Maldoror (c) 2024 Slash Filmfestival(1)

Maldoror

6
Thriller

Maldoror, der neue Film von Regisseur Fabrice Du Welz, erzählt eine fiktionalisierte Variante eines realen Kriminalfalls aus Belgien, der in den 1990er über die Landesgrenzen hinaus schockierte und zu massiven Diskussionen führte.

Der Film beginnt mit dem Verschwinden zweier junger Mädchen. Die Erschütterung in der Bevölkerung ist groß, die Polizei wie gelähmt. Der junge Gendarm Paul Chartier (Anthony Bajon) steht kurz vor der Hochzeit mit seiner geliebten Gina (Alba Gaïa Bellugi). Der Idealist, mit starkem Gedächtnis, aber auch einem hitzigen Gemüt, verbeißt sich in dem Fall. Er möchte unbedingt ins Team der geheimen Operation „Maldoror“, das sich an die Fersen eines bereits einmal verurteilten und eingesessenen Sexualstraftäters (Sergi López) heftet. Paul versteigt sich immer mehr in dem Fall. Darunter leidet nicht nur seine Ehe und sein junges Familienglück – auch beruflich steht er bald vor immer mehr Wänden. Aber aufgeben ist dennoch keine Option.
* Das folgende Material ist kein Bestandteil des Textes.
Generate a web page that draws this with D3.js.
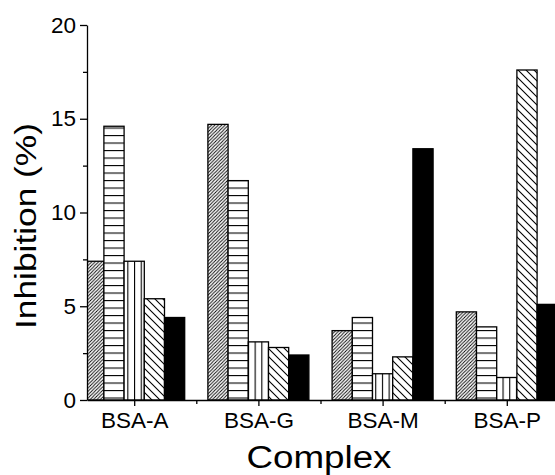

Maldoror ist dunkelstes europäisches Thiller-Kino mit absoluter No-Fun-Garantie. Der Film feierte erst Anfang September seine Welturaufführung bei den Filmfestspielen in Venedig. Dem Slash Filmfestival in Wien gelang ein besonderer Coup: Nur drei Wochen später konnte der Film auch hier gezeigt werden. Anwesend waren Regisseur Fabrice Du Welz und sein Production Designer Manu De Meulemeester. Du Welz merkte bereits vor dem Film an: Wohlfühl-Netflix-True-Crime – this is not! Diese Einstellung kann man zweifelsfrei unterschreiben.

Du Welz schrieb das Drehbuch zusammen mit Domenico La Porta. Die Autoren ließen sich dabei einige Freiheiten gegenüber dem realen Fall um den belgischen Mörder und Sexualstraftäter Marc Dutroux. Ist ja auch Kino. Als großen Trumpf haben die Macher den jungen französischen Schauspieler Anthony Bajon für die Hauptrolle verpflichten können. Der wirft sich mit Leib und Seele in die Rolle des gerechten, aber auch höchstproblematischen Gendarm. Überhaupt – darstellerisch gibt es bei Maldoror gar nichts zu meckern. Auch die komplette Machart, Inszenierung, Kamera und Musik – die eine extra Erwähnung verdient hat – all das ist schon wirklich höchst seriöses Filmemachen auf hohem Niveau. Dazu schafft Du Welz ein paar albtraumhafte Sequenzen, die dem Zuschauer lange im Gedächtnis bleiben dürften.

Allerdings – freudvoll ist das alles nicht. Maldoror ist finsteres No-Bullshit-Kino in seiner niederdrückendsten Form. Zwar einerseits beeindruckend, aber der Wunsch diesen Film ein zweites Mal sehen zu wollen, wird bei den allermeisten Zusehern wohl eher ausbleiben.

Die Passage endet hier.